Klangmagie im abgeschnittenen Bergdorf: Jakob Manz und Johanna Summer jazzen bei den Herbstlichen Musiktagen im Dorfgemeinschaftshaus Sirchingen. Wobei das meistbejubelte Instrument weder das Klavier noch das Saxofon ist.

Zwischen Tonkontrolle und Ekstase: Johanna Summer und Jakob Manz in Sirchingen.
Zwischen Tonkontrolle und Ekstase: Johanna Summer und Jakob Manz in Sirchingen. Foto: Armin Knauer
Zwischen Tonkontrolle und Ekstase: Johanna Summer und Jakob Manz in Sirchingen.
Foto: Armin Knauer

BAD URACH-SIRCHINGEN. Es war ein Heimspiel für Jakob Manz am Mittwochabend in Sirchingen bei den Herbstlichen Musiktagen. Auch wenn er nicht dort, sondern in Dettingen aufgewachsen ist und in Bad Urach zur Schule gegangen. Und auch wenn das Bergdorf momentan abgeschnitten ist von der Uracher Mutterstadt durch die Sperrung zweier Steigen. Und doch: ein Heimspiel. Der Zwischenapplaus machte es klar, der Jubel am Ende, als die Besucherschaft im vollen Dorfgemeinschaftshaus den Saxofonisten enthusiastisch als einen der ihren feierte.

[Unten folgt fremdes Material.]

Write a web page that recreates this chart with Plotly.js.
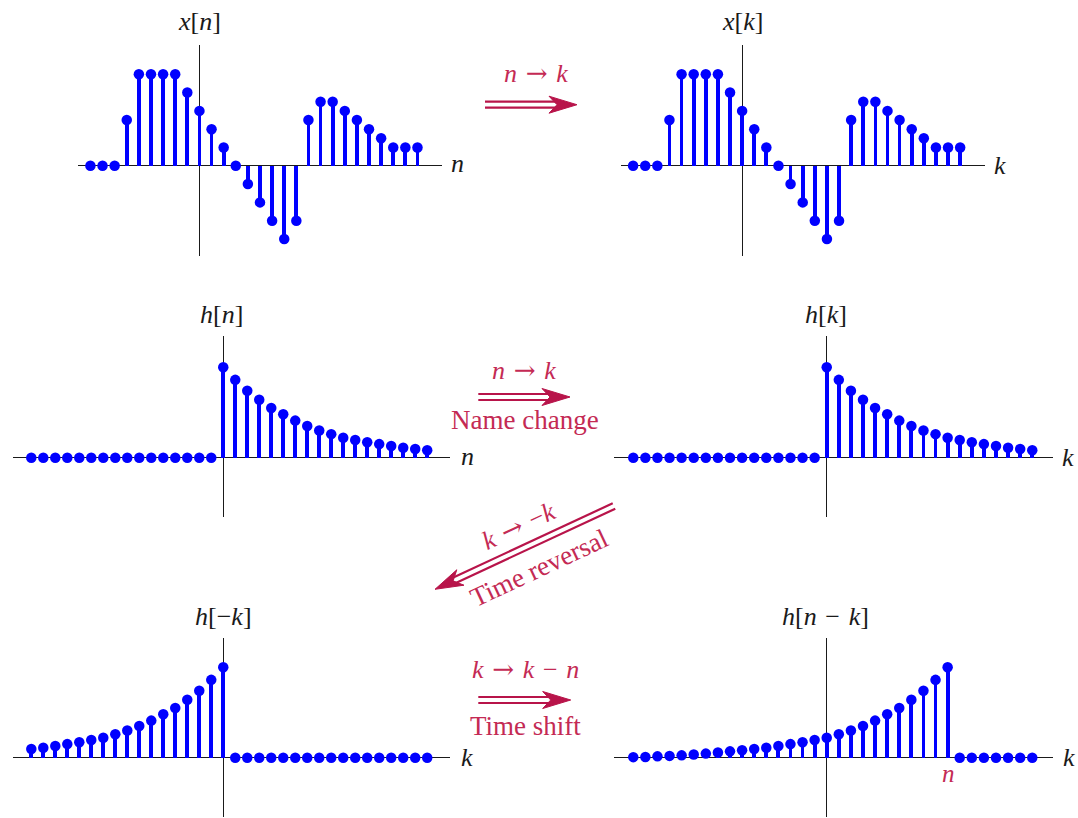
<!DOCTYPE html>
<html>
<head>
<meta charset="utf-8">
<script src="https://cdn.plot.ly/plotly-3.0.1.min.js"></script>
<style>
  html, body { margin: 0; padding: 0; background: #fff; }
  #chart { width: 1078px; height: 818px; }
</style>
</head>
<body>
<div id="chart"></div>
<script>
// ---- signal data ----
// x[n] for n = -9 .. 18
const xStart = -9;
const xValues = [0, 0, 0, 2.5, 5, 5, 5, 5, 4, 3, 2, 1, 0, -1, -2, -3, -4, -3,
                 2.5, 3.5, 3.5, 3, 2.5, 2, 1.5, 1, 1, 1];

// h[m] for m = 0 .. 26 (causal, decaying); h[m] = 0 for m < 0
const hValues = [1.00, 0.86, 0.74, 0.64, 0.55, 0.48, 0.41, 0.35, 0.30, 0.26,
                 0.22, 0.195, 0.17, 0.15, 0.13, 0.11, 0.097, 0.083, 0.07, 0.058,
                 0.045, 0.036, 0.026, 0.02, 0.015, 0.008, 0.006];

// index span used by the h panels
const hFirst = -16;
const hLast = 17;
// shift used for h[n-k]
const shiftN = 10;

// ---- helpers ----
const PW = 1078, PH = 818;
const fx = p => p / PW;
const fy = p => 1 - p / PH;
const BLUE = 'rgb(0,0,255)';
const CRIMSON = 'rgb(184,20,74)';
const TEXTRED = 'rgb(196,42,84)';
const INK = '#1a1a1a';
const FONT = '"Liberation Serif", "Times New Roman", serif';
const FS = 26;
const SP = '\u2004';
const ARROW = SP + '<span style="font-family:\'DejaVu Serif\'">→</span>' + SP;
const MINUS = SP + '−' + SP;

function span(a, b) { const r = []; for (let i = a; i <= b; i++) r.push(i); return r; }
function h(m) { return (m >= 0 && m < hValues.length) ? hValues[m] : 0; }

const xIdx = span(xStart, xStart + xValues.length - 1);
const kIdx = span(hFirst, hLast);

const series = [
  { x: xIdx, y: xValues },
  { x: xIdx, y: xValues },
  { x: kIdx, y: kIdx.map(n => h(n)) },
  { x: kIdx, y: kIdx.map(k => h(k)) },
  { x: kIdx, y: kIdx.map(k => h(-k)) },
  { x: kIdx, y: kIdx.map(k => h(shiftN - k)) }
];

// axis boxes (pixel extents of the drawn axis lines) and ranges
const panels = [
  { xpx: [78.3, 441.7],  xr: [-10, 20],       ypx: [45, 256],      yr: [-4.93, 6.6] },
  { xpx: [621, 985],     xr: [-10, 20.05],    ypx: [45, 256],      yr: [-4.93, 6.6] },
  { xpx: [12.7, 450],    xr: [-17.55, 18.9],  ypx: [335.7, 516.7], yr: [-0.652, 1.348] },
  { xpx: [614.3, 1053.3],xr: [-17.57, 18.74], ypx: [335.7, 516.7], yr: [-0.652, 1.348] },
  { xpx: [12.7, 450],    xr: [-17.55, 18.9],  ypx: [637.7, 816.7], yr: [-0.652, 1.326] },
  { xpx: [614.3, 1053.3],xr: [-17.57, 18.74], ypx: [637.7, 816.7], yr: [-0.652, 1.326] }
];

const traces = [];
const layout = {
  width: PW, height: PH,
  margin: { l: 0, r: 0, t: 0, b: 0, pad: 0 },
  paper_bgcolor: '#fff', plot_bgcolor: 'rgba(0,0,0,0)',
  showlegend: false, hovermode: false,
  font: { family: FONT, size: FS, color: INK },
  shapes: [], annotations: []
};

panels.forEach((p, i) => {
  const s = i === 0 ? '' : String(i + 1);
  const xa = 'x' + s, ya = 'y' + s;
  const axBase = {
    showgrid: false, showticklabels: false, ticks: '', showline: false,
    zeroline: true, zerolinecolor: INK, zerolinewidth: 1.2, fixedrange: true
  };
  layout['xaxis' + s] = Object.assign({}, axBase, {
    domain: [fx(p.xpx[0]), fx(p.xpx[1])], range: p.xr, anchor: ya
  });
  layout['yaxis' + s] = Object.assign({}, axBase, {
    domain: [fy(p.ypx[1]), fy(p.ypx[0])], range: p.yr, anchor: xa
  });
  const d = series[i];
  traces.push({
    type: 'bar', x: d.x, y: d.y, width: 0.31, xaxis: xa, yaxis: ya,
    marker: { color: BLUE, line: { width: 0 } }, hoverinfo: 'skip'
  });
  traces.push({
    type: 'scatter', mode: 'markers', x: d.x, y: d.y, xaxis: xa, yaxis: ya,
    marker: { color: BLUE, size: 10.5, line: { width: 0 } },
    cliponaxis: false, hoverinfo: 'skip'
  });
});
layout.bargap = 0;

// ---- labels ----
function label(text, x, y, opts) {
  layout.annotations.push(Object.assign({
    text: text, xref: 'paper', yref: 'paper', x: fx(x), y: fy(y),
    xanchor: 'center', yanchor: 'middle', showarrow: false,
    font: { family: FONT, size: FS, color: INK }
  }, opts || {}));
}
const red = (size) => ({ font: { family: FONT, size: size || FS, color: TEXTRED } });

label('<i>x</i>[<i>n</i>]', 199, 22);
label('<i>x</i>[<i>k</i>]', 742, 22);
label('<i>h</i>[<i>n</i>]', 221, 314);
label('<i>h</i>[<i>k</i>]', 826, 314);
label('<i>h</i>[−<i>k</i>]', 223, 616);
label('<i>h</i>[<i>n</i>' + MINUS + '<i>k</i>]', 825, 616);

label('<i>n</i>', 457, 163);
label('<i>k</i>', 1000, 165);
label('<i>n</i>', 467, 456);
label('<i>k</i>', 1068, 457);
label('<i>k</i>', 467, 757);
label('<i>k</i>', 1069, 757);
label('<i>n</i>', 948, 773, red(25));

label('<i>n</i>' + ARROW + '<i>k</i>', 536, 73, red());
label('<i>n</i>' + ARROW + '<i>k</i>', 524, 370, red());
label('Name change', 525, 420, red(27));
label('<i>k</i>' + ARROW + '−<i>k</i>', 518, 526, Object.assign(red(), { textangle: -25 }));
label('Time reversal', 539, 568, Object.assign(red(27), { textangle: -25 }));
label('<i>k</i>' + ARROW + '<i>k</i>' + MINUS + '<i>n</i>', 525, 669, red());
label('Time shift', 525, 726, red(27));

// ---- double arrows ----
function doubleArrow(x0, y0, x1, y1) {
  const dx = x1 - x0, dy = y1 - y0, L = Math.hypot(dx, dy);
  const ux = dx / L, uy = dy / L, nx = -uy, ny = ux;
  const gap = 3, headLen = 28, headHalf = 8.5, notch = 20;
  [-gap, gap].forEach(o => {
    layout.shapes.push({
      type: 'line', xref: 'paper', yref: 'paper',
      x0: fx(x0 + nx * o), y0: fy(y0 + ny * o),
      x1: fx(x1 - ux * (notch + 1) + nx * o), y1: fy(y1 - uy * (notch + 1) + ny * o),
      line: { color: CRIMSON, width: 2.2 }
    });
  });
  const pts = [
    [x1, y1],
    [x1 - ux * headLen + nx * headHalf, y1 - uy * headLen + ny * headHalf],
    [x1 - ux * notch, y1 - uy * notch],
    [x1 - ux * headLen - nx * headHalf, y1 - uy * headLen - ny * headHalf]
  ];
  const path = pts.map((q, j) => (j ? 'L' : 'M') + fx(q[0]).toFixed(5) + ',' + fy(q[1]).toFixed(5)).join(' ') + ' Z';
  layout.shapes.push({
    type: 'path', xref: 'paper', yref: 'paper', path: path,
    fillcolor: CRIMSON, line: { color: CRIMSON, width: 1 }
  });
}
doubleArrow(485, 104.7, 577, 104.7);
doubleArrow(478.3, 397, 570, 397);
doubleArrow(614, 506, 435, 589.3);
doubleArrow(478.3, 700, 570.7, 700);

Plotly.newPlot('chart', traces, layout, { displayModeBar: false, staticPlot: true });
</script>
</body>
</html>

Heimspiel für den Saxofonisten

Seine Klavierpartnerin Johanna Summer lässt sich mittragen von diesem Gefühl. »Es ist immer etwas Besonderes, wenn der Jakob hier in der Region auftritt«, stellt sie fest, in einer der Moderationen, mit der sich die beiden jungen Künstler sympathisch mit dem Publikum verbinden. Dieses Besondere des Heimspiels fühlt sie nun auch hier, nachdem sie allen Sperrungen zum Trotz »auf diesen Berg« hinaufgefunden haben. Um sich gleich zu korrigieren: »Hab ich was Falsches gesagt? Gilt das hier nicht als Berg? Eher als Hügel? Für mich ist das ein Berg!« Summer kommt aus Plauen im Vogtland, auch so eine Mittelgebirgsgegend.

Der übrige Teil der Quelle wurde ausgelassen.